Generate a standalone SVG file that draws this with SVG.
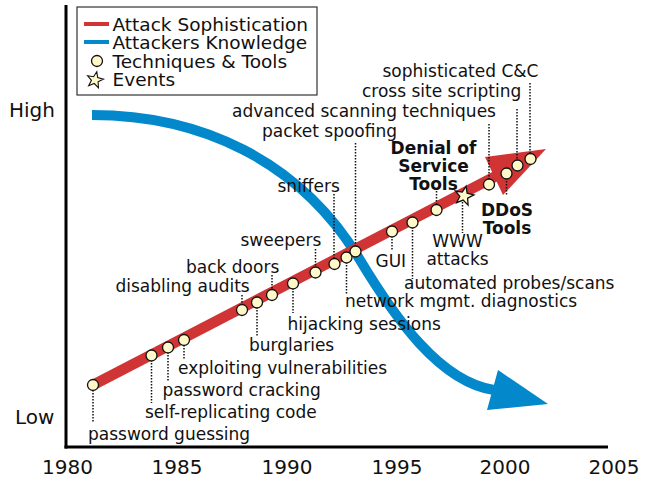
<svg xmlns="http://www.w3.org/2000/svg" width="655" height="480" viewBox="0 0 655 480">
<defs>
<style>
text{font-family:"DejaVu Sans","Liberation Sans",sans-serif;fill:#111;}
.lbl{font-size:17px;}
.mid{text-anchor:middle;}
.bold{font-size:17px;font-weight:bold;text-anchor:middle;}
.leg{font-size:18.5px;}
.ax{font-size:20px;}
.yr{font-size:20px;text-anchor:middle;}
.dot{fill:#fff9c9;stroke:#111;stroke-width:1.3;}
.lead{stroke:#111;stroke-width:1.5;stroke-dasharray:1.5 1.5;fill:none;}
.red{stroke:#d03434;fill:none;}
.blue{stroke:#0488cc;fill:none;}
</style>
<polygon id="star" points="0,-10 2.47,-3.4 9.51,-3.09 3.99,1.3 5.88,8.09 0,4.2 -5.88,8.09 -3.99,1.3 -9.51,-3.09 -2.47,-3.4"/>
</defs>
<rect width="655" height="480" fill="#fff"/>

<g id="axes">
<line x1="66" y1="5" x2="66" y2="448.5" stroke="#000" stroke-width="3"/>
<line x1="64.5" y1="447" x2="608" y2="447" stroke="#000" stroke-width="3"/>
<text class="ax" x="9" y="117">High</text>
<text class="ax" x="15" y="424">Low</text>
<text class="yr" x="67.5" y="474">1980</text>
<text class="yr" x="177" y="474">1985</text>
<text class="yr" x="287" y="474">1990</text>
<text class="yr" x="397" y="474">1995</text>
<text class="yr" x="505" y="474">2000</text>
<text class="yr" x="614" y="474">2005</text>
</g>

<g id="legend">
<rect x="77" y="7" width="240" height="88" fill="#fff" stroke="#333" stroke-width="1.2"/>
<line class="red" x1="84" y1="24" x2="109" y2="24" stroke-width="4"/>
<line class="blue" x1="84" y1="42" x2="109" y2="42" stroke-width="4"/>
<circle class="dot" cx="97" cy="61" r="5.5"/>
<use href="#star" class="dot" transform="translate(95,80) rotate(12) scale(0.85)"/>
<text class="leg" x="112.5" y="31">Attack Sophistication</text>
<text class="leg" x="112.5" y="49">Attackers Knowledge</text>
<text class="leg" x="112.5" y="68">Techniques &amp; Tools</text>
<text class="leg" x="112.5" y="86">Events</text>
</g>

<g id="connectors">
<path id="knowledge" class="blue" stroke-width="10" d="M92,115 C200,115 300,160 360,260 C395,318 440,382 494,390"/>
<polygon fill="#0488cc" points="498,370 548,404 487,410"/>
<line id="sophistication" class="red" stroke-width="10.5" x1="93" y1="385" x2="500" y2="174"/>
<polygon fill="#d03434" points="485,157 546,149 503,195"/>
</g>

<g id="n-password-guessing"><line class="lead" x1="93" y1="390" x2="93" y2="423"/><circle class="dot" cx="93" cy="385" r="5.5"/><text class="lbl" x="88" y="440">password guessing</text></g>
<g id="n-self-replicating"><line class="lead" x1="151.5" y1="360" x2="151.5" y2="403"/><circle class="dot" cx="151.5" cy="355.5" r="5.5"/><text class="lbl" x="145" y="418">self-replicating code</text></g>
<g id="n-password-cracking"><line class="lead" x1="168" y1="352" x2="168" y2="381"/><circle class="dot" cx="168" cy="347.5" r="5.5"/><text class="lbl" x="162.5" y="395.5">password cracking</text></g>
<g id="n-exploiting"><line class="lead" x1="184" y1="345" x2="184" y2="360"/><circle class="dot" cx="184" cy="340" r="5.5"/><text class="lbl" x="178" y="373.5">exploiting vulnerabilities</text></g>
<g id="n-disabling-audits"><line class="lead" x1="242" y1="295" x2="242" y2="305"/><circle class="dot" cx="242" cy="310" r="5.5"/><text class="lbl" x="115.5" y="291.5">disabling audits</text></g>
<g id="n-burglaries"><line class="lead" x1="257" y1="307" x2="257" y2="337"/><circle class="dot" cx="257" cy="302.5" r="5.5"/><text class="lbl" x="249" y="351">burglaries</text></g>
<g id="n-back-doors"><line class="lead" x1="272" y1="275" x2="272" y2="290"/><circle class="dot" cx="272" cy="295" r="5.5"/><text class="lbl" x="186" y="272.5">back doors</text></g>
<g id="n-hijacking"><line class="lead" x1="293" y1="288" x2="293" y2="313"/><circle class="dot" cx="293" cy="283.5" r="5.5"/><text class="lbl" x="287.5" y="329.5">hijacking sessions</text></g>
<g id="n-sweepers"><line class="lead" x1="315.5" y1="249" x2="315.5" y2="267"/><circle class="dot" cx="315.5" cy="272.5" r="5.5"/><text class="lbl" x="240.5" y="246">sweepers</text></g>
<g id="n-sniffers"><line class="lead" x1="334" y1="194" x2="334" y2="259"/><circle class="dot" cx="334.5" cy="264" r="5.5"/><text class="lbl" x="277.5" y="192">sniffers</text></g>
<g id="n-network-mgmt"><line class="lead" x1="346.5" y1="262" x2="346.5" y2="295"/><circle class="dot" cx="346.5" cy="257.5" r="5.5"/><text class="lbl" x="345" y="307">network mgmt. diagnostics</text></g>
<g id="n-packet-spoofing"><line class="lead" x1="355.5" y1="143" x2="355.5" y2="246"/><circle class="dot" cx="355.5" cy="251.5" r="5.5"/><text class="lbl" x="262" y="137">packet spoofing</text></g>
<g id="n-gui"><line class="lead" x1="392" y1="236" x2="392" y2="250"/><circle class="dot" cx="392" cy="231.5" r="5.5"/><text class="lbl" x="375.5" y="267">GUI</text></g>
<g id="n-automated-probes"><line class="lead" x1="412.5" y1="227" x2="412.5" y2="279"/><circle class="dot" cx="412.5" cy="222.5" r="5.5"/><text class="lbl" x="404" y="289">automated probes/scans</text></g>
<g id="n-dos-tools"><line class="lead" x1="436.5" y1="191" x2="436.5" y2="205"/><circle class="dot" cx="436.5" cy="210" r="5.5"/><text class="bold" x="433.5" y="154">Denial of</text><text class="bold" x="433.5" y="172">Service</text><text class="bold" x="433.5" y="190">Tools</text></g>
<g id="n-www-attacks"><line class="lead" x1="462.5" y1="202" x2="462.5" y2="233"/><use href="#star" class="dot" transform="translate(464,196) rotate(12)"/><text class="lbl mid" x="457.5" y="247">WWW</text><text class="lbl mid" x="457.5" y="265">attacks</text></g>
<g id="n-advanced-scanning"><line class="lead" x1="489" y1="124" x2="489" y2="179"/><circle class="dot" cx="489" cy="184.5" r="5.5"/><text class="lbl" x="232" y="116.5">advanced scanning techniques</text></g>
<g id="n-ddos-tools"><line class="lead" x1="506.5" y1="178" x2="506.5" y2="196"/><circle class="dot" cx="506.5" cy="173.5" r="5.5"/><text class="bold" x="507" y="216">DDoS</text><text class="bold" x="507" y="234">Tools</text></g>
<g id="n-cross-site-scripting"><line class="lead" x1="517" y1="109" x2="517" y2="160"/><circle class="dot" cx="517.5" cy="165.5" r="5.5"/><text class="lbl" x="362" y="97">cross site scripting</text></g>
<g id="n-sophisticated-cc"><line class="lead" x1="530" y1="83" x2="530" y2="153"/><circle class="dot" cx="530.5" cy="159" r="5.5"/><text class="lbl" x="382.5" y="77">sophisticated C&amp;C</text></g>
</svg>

◆ ◆ ◆ ◆

(Exercise brief)
Exclude the pictures, and transcribe all of the material exactly.

(Complete answer)
Generate a standalone SVG file that draws this with SVG.
<svg xmlns="http://www.w3.org/2000/svg" width="655" height="480" viewBox="0 0 655 480">
<defs>
<style>
text{font-family:"DejaVu Sans","Liberation Sans",sans-serif;fill:#111;}
.lbl{font-size:17px;}
.mid{text-anchor:middle;}
.bold{font-size:17px;font-weight:bold;text-anchor:middle;}
.leg{font-size:18.5px;}
.ax{font-size:20px;}
.yr{font-size:20px;text-anchor:middle;}
.dot{fill:#fff9c9;stroke:#111;stroke-width:1.3;}
.lead{stroke:#111;stroke-width:1.5;stroke-dasharray:1.5 1.5;fill:none;}
.red{stroke:#d03434;fill:none;}
.blue{stroke:#0488cc;fill:none;}
</style>
<polygon id="star" points="0,-10 2.47,-3.4 9.51,-3.09 3.99,1.3 5.88,8.09 0,4.2 -5.88,8.09 -3.99,1.3 -9.51,-3.09 -2.47,-3.4"/>
</defs>
<rect width="655" height="480" fill="#fff"/>

<g id="axes">
<line x1="66" y1="5" x2="66" y2="448.5" stroke="#000" stroke-width="3"/>
<line x1="64.5" y1="447" x2="608" y2="447" stroke="#000" stroke-width="3"/>
<text class="ax" x="9" y="117">High</text>
<text class="ax" x="15" y="424">Low</text>
<text class="yr" x="67.5" y="474">1980</text>
<text class="yr" x="177" y="474">1985</text>
<text class="yr" x="287" y="474">1990</text>
<text class="yr" x="397" y="474">1995</text>
<text class="yr" x="505" y="474">2000</text>
<text class="yr" x="614" y="474">2005</text>
</g>

<g id="legend">
<rect x="77" y="7" width="240" height="88" fill="#fff" stroke="#333" stroke-width="1.2"/>
<line class="red" x1="84" y1="24" x2="109" y2="24" stroke-width="4"/>
<line class="blue" x1="84" y1="42" x2="109" y2="42" stroke-width="4"/>
<circle class="dot" cx="97" cy="61" r="5.5"/>
<use href="#star" class="dot" transform="translate(95,80) rotate(12) scale(0.85)"/>
<text class="leg" x="112.5" y="31">Attack Sophistication</text>
<text class="leg" x="112.5" y="49">Attackers Knowledge</text>
<text class="leg" x="112.5" y="68">Techniques &amp; Tools</text>
<text class="leg" x="112.5" y="86">Events</text>
</g>

<g id="connectors">
<path id="knowledge" class="blue" stroke-width="10" d="M92,115 C200,115 300,160 360,260 C395,318 440,382 494,390"/>
<polygon fill="#0488cc" points="498,370 548,404 487,410"/>
<line id="sophistication" class="red" stroke-width="10.5" x1="93" y1="385" x2="500" y2="174"/>
<polygon fill="#d03434" points="485,157 546,149 503,195"/>
</g>

<g id="n-password-guessing"><line class="lead" x1="93" y1="390" x2="93" y2="423"/><circle class="dot" cx="93" cy="385" r="5.5"/><text class="lbl" x="88" y="440">password guessing</text></g>
<g id="n-self-replicating"><line class="lead" x1="151.5" y1="360" x2="151.5" y2="403"/><circle class="dot" cx="151.5" cy="355.5" r="5.5"/><text class="lbl" x="145" y="418">self-replicating code</text></g>
<g id="n-password-cracking"><line class="lead" x1="168" y1="352" x2="168" y2="381"/><circle class="dot" cx="168" cy="347.5" r="5.5"/><text class="lbl" x="162.5" y="395.5">password cracking</text></g>
<g id="n-exploiting"><line class="lead" x1="184" y1="345" x2="184" y2="360"/><circle class="dot" cx="184" cy="340" r="5.5"/><text class="lbl" x="178" y="373.5">exploiting vulnerabilities</text></g>
<g id="n-disabling-audits"><line class="lead" x1="242" y1="295" x2="242" y2="305"/><circle class="dot" cx="242" cy="310" r="5.5"/><text class="lbl" x="115.5" y="291.5">disabling audits</text></g>
<g id="n-burglaries"><line class="lead" x1="257" y1="307" x2="257" y2="337"/><circle class="dot" cx="257" cy="302.5" r="5.5"/><text class="lbl" x="249" y="351">burglaries</text></g>
<g id="n-back-doors"><line class="lead" x1="272" y1="275" x2="272" y2="290"/><circle class="dot" cx="272" cy="295" r="5.5"/><text class="lbl" x="186" y="272.5">back doors</text></g>
<g id="n-hijacking"><line class="lead" x1="293" y1="288" x2="293" y2="313"/><circle class="dot" cx="293" cy="283.5" r="5.5"/><text class="lbl" x="287.5" y="329.5">hijacking sessions</text></g>
<g id="n-sweepers"><line class="lead" x1="315.5" y1="249" x2="315.5" y2="267"/><circle class="dot" cx="315.5" cy="272.5" r="5.5"/><text class="lbl" x="240.5" y="246">sweepers</text></g>
<g id="n-sniffers"><line class="lead" x1="334" y1="194" x2="334" y2="259"/><circle class="dot" cx="334.5" cy="264" r="5.5"/><text class="lbl" x="277.5" y="192">sniffers</text></g>
<g id="n-network-mgmt"><line class="lead" x1="346.5" y1="262" x2="346.5" y2="295"/><circle class="dot" cx="346.5" cy="257.5" r="5.5"/><text class="lbl" x="345" y="307">network mgmt. diagnostics</text></g>
<g id="n-packet-spoofing"><line class="lead" x1="355.5" y1="143" x2="355.5" y2="246"/><circle class="dot" cx="355.5" cy="251.5" r="5.5"/><text class="lbl" x="262" y="137">packet spoofing</text></g>
<g id="n-gui"><line class="lead" x1="392" y1="236" x2="392" y2="250"/><circle class="dot" cx="392" cy="231.5" r="5.5"/><text class="lbl" x="375.5" y="267">GUI</text></g>
<g id="n-automated-probes"><line class="lead" x1="412.5" y1="227" x2="412.5" y2="279"/><circle class="dot" cx="412.5" cy="222.5" r="5.5"/><text class="lbl" x="404" y="289">automated probes/scans</text></g>
<g id="n-dos-tools"><line class="lead" x1="436.5" y1="191" x2="436.5" y2="205"/><circle class="dot" cx="436.5" cy="210" r="5.5"/><text class="bold" x="433.5" y="154">Denial of</text><text class="bold" x="433.5" y="172">Service</text><text class="bold" x="433.5" y="190">Tools</text></g>
<g id="n-www-attacks"><line class="lead" x1="462.5" y1="202" x2="462.5" y2="233"/><use href="#star" class="dot" transform="translate(464,196) rotate(12)"/><text class="lbl mid" x="457.5" y="247">WWW</text><text class="lbl mid" x="457.5" y="265">attacks</text></g>
<g id="n-advanced-scanning"><line class="lead" x1="489" y1="124" x2="489" y2="179"/><circle class="dot" cx="489" cy="184.5" r="5.5"/><text class="lbl" x="232" y="116.5">advanced scanning techniques</text></g>
<g id="n-ddos-tools"><line class="lead" x1="506.5" y1="178" x2="506.5" y2="196"/><circle class="dot" cx="506.5" cy="173.5" r="5.5"/><text class="bold" x="507" y="216">DDoS</text><text class="bold" x="507" y="234">Tools</text></g>
<g id="n-cross-site-scripting"><line class="lead" x1="517" y1="109" x2="517" y2="160"/><circle class="dot" cx="517.5" cy="165.5" r="5.5"/><text class="lbl" x="362" y="97">cross site scripting</text></g>
<g id="n-sophisticated-cc"><line class="lead" x1="530" y1="83" x2="530" y2="153"/><circle class="dot" cx="530.5" cy="159" r="5.5"/><text class="lbl" x="382.5" y="77">sophisticated C&amp;C</text></g>
</svg>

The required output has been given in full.